In an inauspicious beginning, Verdi failed to gain admittance to the prestigious Conservatorio in Milan and was forced to seek private instruction. His tutor, Vincenzo Lavigna, was a professor at the Conservatorio, and was well connected to the powers behind Milan’s operatic establishment. Lavigna subjected his student to a rigorous course of music theory and composition, including intensive training in counterpoint.

 

During this period, despite his lack of conservatory credentials, Verdi became known as the composer of several modest works and as conductor at a small Milan theatre, the Filodrammatico. The director of the theatre, Pietro Massini, asked Verdi to write an opera on a libretto by journalist Antonio Piazza.
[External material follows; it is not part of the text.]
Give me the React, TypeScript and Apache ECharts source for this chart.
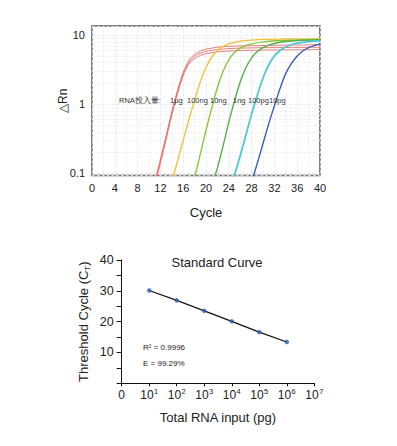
import React, { useEffect, useRef } from "react";
import * as echarts from "echarts";

// ---- Amplification plot data (cycle, ΔRn) ----
const amountLabels = ["1µg", "100ng", "10ng", "1ng", "100pg", "10pg"];

const red1 = [[11,0.075],[12,0.16],[13,0.35],[14,0.78],[15,1.6],[16,2.9],[17,4.3],[18,5.3],[19,5.9],[20,6.3],[21,6.5],[22,6.7],[24,6.9],[26,7.0],[30,7.1],[35,7.2],[40,7.3]];
const red2 = [[11,0.07],[12,0.15],[13,0.33],[14,0.74],[15,1.5],[16,2.75],[17,4.05],[18,4.95],[19,5.5],[20,5.85],[21,6.05],[22,6.2],[24,6.4],[26,6.5],[30,6.6],[35,6.65],[40,6.7]];
const red3 = [[11,0.065],[12,0.14],[13,0.31],[14,0.7],[15,1.42],[16,2.6],[17,3.8],[18,4.6],[19,5.1],[20,5.4],[21,5.6],[22,5.75],[24,5.9],[26,6.0],[30,6.1],[35,6.15],[40,6.2]];
const yellow = [[14,0.075],[15,0.15],[16,0.3],[17,0.6],[18,1.15],[19,2.1],[20,3.4],[21,4.8],[22,6.0],[23,6.9],[24,7.5],[25,7.9],[26,8.2],[28,8.5],[30,8.7],[34,8.8],[40,8.9]];
const lime = [[17,0.055],[18,0.09],[19,0.19],[20,0.42],[21,0.88],[22,1.75],[23,3.0],[24,4.4],[25,5.6],[26,6.5],[27,7.1],[28,7.5],[30,8.0],[32,8.3],[36,8.5],[40,8.6]];
const green = [[21,0.065],[22,0.12],[23,0.25],[24,0.55],[25,1.12],[26,2.1],[27,3.4],[28,4.7],[29,5.8],[30,6.6],[31,7.2],[32,7.6],[34,8.1],[36,8.4],[40,8.6]];
const cyan = [[24,0.055],[25,0.095],[26,0.18],[27,0.36],[28,0.72],[29,1.35],[30,2.4],[31,3.7],[32,5.0],[33,6.0],[34,6.8],[35,7.3],[36,7.7],[38,8.1],[40,8.3]];
const blue = [[28,0.075],[29,0.14],[30,0.27],[31,0.52],[32,0.95],[33,1.7],[34,2.8],[35,3.9],[36,5.0],[37,5.9],[38,6.6],[39,7.1],[40,7.5]];

const minorGridValues = [0.2,0.3,0.4,0.5,0.6,0.7,0.8,0.9,2,3,4,5,6,7,8,9];

// ---- Standard curve data ----
const inputExponents = [1, 2, 3, 4, 5, 6];
const ctValues = [30.1, 26.9, 23.5, 20.1, 16.6, 13.4];

const FONT = "Liberation Sans, Arial, Helvetica, sans-serif";

export default function App() {
  const ref = useRef<HTMLDivElement>(null);
  useEffect(() => {
    if (!ref.current) return;
    const chart = echarts.init(ref.current, null, { renderer: "svg" });
    const curve = (name: string, data: number[][], color: string, width: number, extra: any = {}) => ({
      name,
      type: "line",
      xAxisIndex: 0,
      yAxisIndex: 0,
      data,
      smooth: 0.35,
      showSymbol: false,
      clip: true,
      lineStyle: { color, width },
      itemStyle: { color },
      z: 3,
      ...extra,
    });
    const lbl = (text: string, left: number) => ({
      type: "text", left, top: 96,
      style: { text, fontSize: 7.5, fill: "#333", fontFamily: FONT },
      z: 10,
    });
    const option: any = {
      animation: false,
      backgroundColor: "#ffffff",
      textStyle: { fontFamily: FONT },
      grid: [
        { left: 92, top: 26, width: 228, height: 149.5, show: true, borderColor: "#555", borderWidth: 1.5, backgroundColor: "transparent" },
        { left: 121.7, top: 260, width: 192.6, height: 123.3 },
      ],
      xAxis: [
        {
          gridIndex: 0, type: "value", min: 0, max: 40, interval: 4,
          axisLine: { show: false }, axisTick: { show: false },
          axisLabel: { fontSize: 11, color: "#222", margin: 7, fontFamily: FONT },
          splitLine: { show: true, lineStyle: { color: "#e6e6e6", type: "dashed", width: 0.8 } },
          minorTick: { show: false, splitNumber: 2 },
          minorSplitLine: { show: true, lineStyle: { color: "#eeeeee", type: "dashed", width: 0.8 } },
          name: "Cycle", nameLocation: "middle", nameGap: 30,
          nameTextStyle: { fontSize: 13, color: "#222", fontFamily: FONT },
        },
        {
          gridIndex: 1, type: "value", min: 0, max: 7, interval: 1,
          axisLine: { show: true, lineStyle: { color: "#111", width: 1 } },
          axisTick: { show: true, length: 3, lineStyle: { color: "#111" } },
          splitLine: { show: false },
          axisLabel: {
            margin: 4,
            formatter: (v: number) => (v === 0 ? "{b|0}" : `{b|10}{s|${v}}`),
            rich: {
              b: { fontSize: 12, color: "#222", fontFamily: FONT, lineHeight: 15 },
              s: { fontSize: 7.5, color: "#222", fontFamily: FONT, verticalAlign: "top", lineHeight: 15, padding: [0, 0, 0, 0.5] },
            },
          },
          name: "Total RNA input (pg)", nameLocation: "middle", nameGap: 28,
          nameTextStyle: { fontSize: 13, color: "#222", fontFamily: FONT },
        },
      ],
      yAxis: [
        {
          gridIndex: 0, type: "log", logBase: 10, min: 0.093, max: 13.6,
          axisLine: { show: false }, axisTick: { show: false },
          axisLabel: { fontSize: 11, color: "#222", margin: 7, showMinLabel: false, showMaxLabel: false, fontFamily: FONT,
            formatter: (v: number) => (Math.abs(v - 0.1) < 1e-6 ? "0.1" : Math.abs(v - 1) < 1e-6 ? "1" : Math.abs(v - 10) < 1e-6 ? "10" : "") },
          splitLine: { show: true, lineStyle: { color: "#e6e6e6", type: "dashed", width: 0.8 } },
          name: "△Rn", nameLocation: "middle", nameGap: 23, nameRotate: 90, nameMoveOverlap: false,
          nameTextStyle: { fontSize: 12, color: "#222", fontFamily: FONT },
        },
        {
          gridIndex: 1, type: "value", min: 0, max: 40, interval: 10,
          axisLine: { show: true, lineStyle: { color: "#111", width: 1 } },
          axisTick: { show: true, length: 5, lineStyle: { color: "#111" } },
          minorTick: { show: true, splitNumber: 2, length: 5, lineStyle: { color: "#111" } },
          splitLine: { show: false },
          axisLabel: { fontSize: 12.5, color: "#222", margin: 8, showMinLabel: false, fontFamily: FONT },
          name: "{a|Threshold Cycle (C}{t|T}{a|)}", nameLocation: "middle", nameGap: 30, nameRotate: 90, nameMoveOverlap: false,
          nameTextStyle: {
            color: "#222",
            rich: {
              a: { fontSize: 13, color: "#222", fontFamily: FONT, lineHeight: 16 },
              t: { fontSize: 8, color: "#222", fontFamily: FONT, verticalAlign: "bottom", lineHeight: 16 },
            },
          },
        },
      ],
      series: [
        curve(amountLabels[0] + " a", red1, "#e3726c", 0.9, {
          markLine: {
            silent: true, symbol: "none", label: { show: false },
            lineStyle: { color: "#eeeeee", type: "dashed", width: 0.8 },
            data: minorGridValues.map((v) => ({ yAxis: v })),
            z: 1,
          },
        }),
        curve(amountLabels[0] + " b", red2, "#e3726c", 0.9),
        curve(amountLabels[0] + " c", red3, "#e3726c", 0.9),
        curve(amountLabels[1], yellow, "#f0c23c", 1.4),
        curve(amountLabels[2], lime, "#8cc43c", 1.4),
        curve(amountLabels[3], green, "#55b04a", 1.4),
        curve(amountLabels[4], cyan, "#4ec8d8", 1.8),
        curve(amountLabels[5], blue, "#3b5cbf", 1.4),
        {
          name: "fit", type: "line", xAxisIndex: 1, yAxisIndex: 1,
          data: inputExponents.map((e, i) => [e, ctValues[i]]),
          showSymbol: false, lineStyle: { color: "#111", width: 1.2 }, z: 2,
        },
        {
          name: "CT", type: "scatter", xAxisIndex: 1, yAxisIndex: 1,
          data: inputExponents.map((e, i) => [e, ctValues[i]]),
          symbol: "circle", symbolSize: 4.5, itemStyle: { color: "#2a5db0" }, z: 3,
        },
      ],
      graphic: [
        lbl("RNA投入量:", 119),
        lbl(amountLabels[0], 170),
        lbl(amountLabels[1], 187),
        lbl(amountLabels[2], 210),
        lbl(amountLabels[3], 233),
        lbl(amountLabels[4], 248),
        lbl(amountLabels[5], 269),
        { type: "text", x: 217, y: 262, style: { text: "Standard Curve", fontSize: 13, fill: "#222", fontFamily: FONT, textAlign: "center", textVerticalAlign: "middle" } },
        { type: "text", left: 143, top: 343, style: { text: "R² = 0.9996", fontSize: 8, fill: "#222", fontFamily: FONT } },
        { type: "text", left: 143, top: 359, style: { text: "E = 99.29%", fontSize: 8, fill: "#222", fontFamily: FONT } },
      ],
    };
    chart.setOption(option);
    return () => chart.dispose();
  }, []);
  return (
    <div
      ref={ref}
      style={{ position: "absolute", left: 0, top: 0, width: 397, height: 446, background: "#fff" }}
    />
  );
}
With no offers of immediate employment on hand, and out of loyalty to his patron, Antonio Barezzi, the young composer returned to Busseto, his adopted hometown. Once he had assumed the post of director of municipal music organizations, he married Barezzi’s eldest daughter, Margherita. The marriage to Margherita produced two children, Virginia and Icilio, and Verdi settled into a pattern of writing marches and overtures, choruses and songs to meet the town’s musical needs.

 

But this was certainly not the career Verdi had in mind, nor the life for which he was suited, both temperamentally and artistically. Amid growing impatience over his isolation from Milan’s artistic life, he continued to work on the opera for Massini, which he had now begun to refer to as Rocester. However, there seemed to be no hope for a production at the Filodrammatico,as Massini had since resigned as director. So, Verdi spent his annual leave in Milan during 1838, trying to sell the opera to La Scala.

 

In order to accomplish this, Verdi had to attract the attention of the immensely powerful impresario, Bartolomeo Merelli, who controlled all the opera houses of the Austrian monarchy which ruled part of northern Italy at the time. Massini was able to extract a promise from Merelli to produce Verdi’s opera, now entitled Oberto, conte di San Bonifacio, with a libretto revised by Antonio Solera, for a charity event at La Scala. Once again, plans fell through and the charity performance was cancelled, this time due to the illness of one of the singers.

 

However, two of La Scala’s most important singers spoke of their disappointment in the cancellation of such a promising work by a new composer, and their remarks came to the attention of Merelli, who promptly summoned Verdi to his office and offered a regular production in the next season.

 

The first performance of this much-revised and professionally crucial opera finally took place at La Scala on November 17, 1839. It was moderately successful in its debut and must have secured some wider approval, for it was mounted again several times during the next three years. This production continues the Sarasota Opera’s salute to the works of Giuseppe Verdi. Seldom given a professional production, this opera seems to be unjustly neglected, for it contains seeds of the passion and energy of the operas to follow. With Oberto, conte di San Bonifacio, Sarasota Opera’s Verdi Cycle and Masterworks Revival Series continues two missions: to produce all the music of Verdi and to revive neglected and rarely-performed works.